Pre-pack administrations

What are they and why are they controversial?

Pre-packaged administration is a tool used to restructure viable companies to give them another chance. A 'Pre-pack' is an arrangement where a sale of the business, or part of the business, is arranged before an administrator is appointed. The administrator then sells the business immediately, or soon after taking appointment. Since Pre-packs can be controversial it is important that the Insolvency Practitioner (IP) is seen to be acting in the interests of the company's creditors as a whole and is able to demonstrate this transparently.

Advice and guidance from the Institute

Creditors who are owed money by a business subject to a 'pre-pack' administration should be dealt with by IPs with as much openness and transparency as possible. That is the message from ICAS.

Concerns have been voiced regarding sales back to the former directors and shareholders without an attempt being made to find a different buyer. Where this happens there should be very good reasons and these should be properly explained to creditors. There are a number of situations in which pre-packs are the only way in which the business, or part of it, can be saved. One example would be a business where staff is the main asset - an advertising or recruitment agency for example. Prior to publicising the fact that a business is in difficulty it may be desirable to have a solution in place to reduce the possibility of losing clients and staff, which would have a negative effect on the ability to save the business.

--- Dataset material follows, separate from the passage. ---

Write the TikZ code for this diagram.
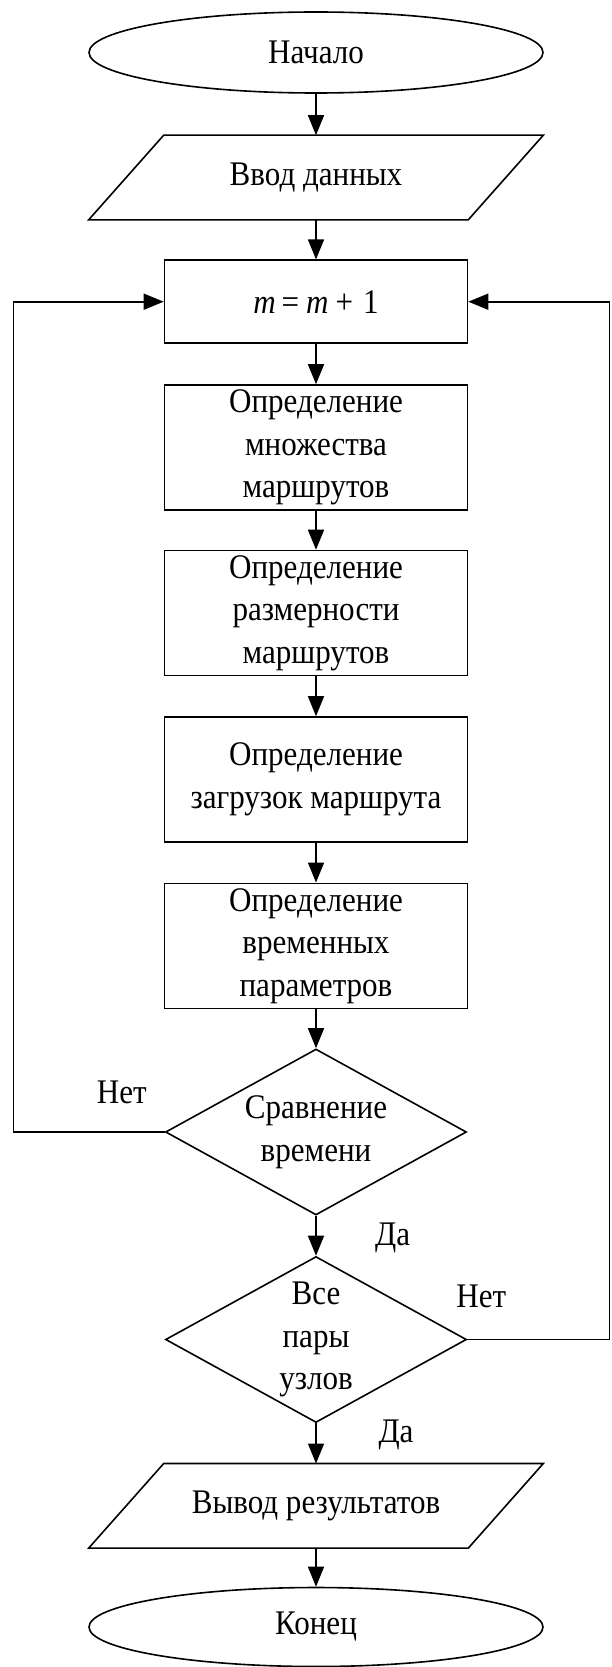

Licensed Insolvency Practitioners are required to comply with the provisions of SIP16 which came into effect on 1 January 2009. A revised SIP16 came into effect in November 2013 and a further revision is expected to come into effect in July 2015. The emphasis is on transparency and in providing relevant information to creditors as soon as possible. For its part, ICAS will deal decisively with any breaches of SIP 16 through its regulatory processes.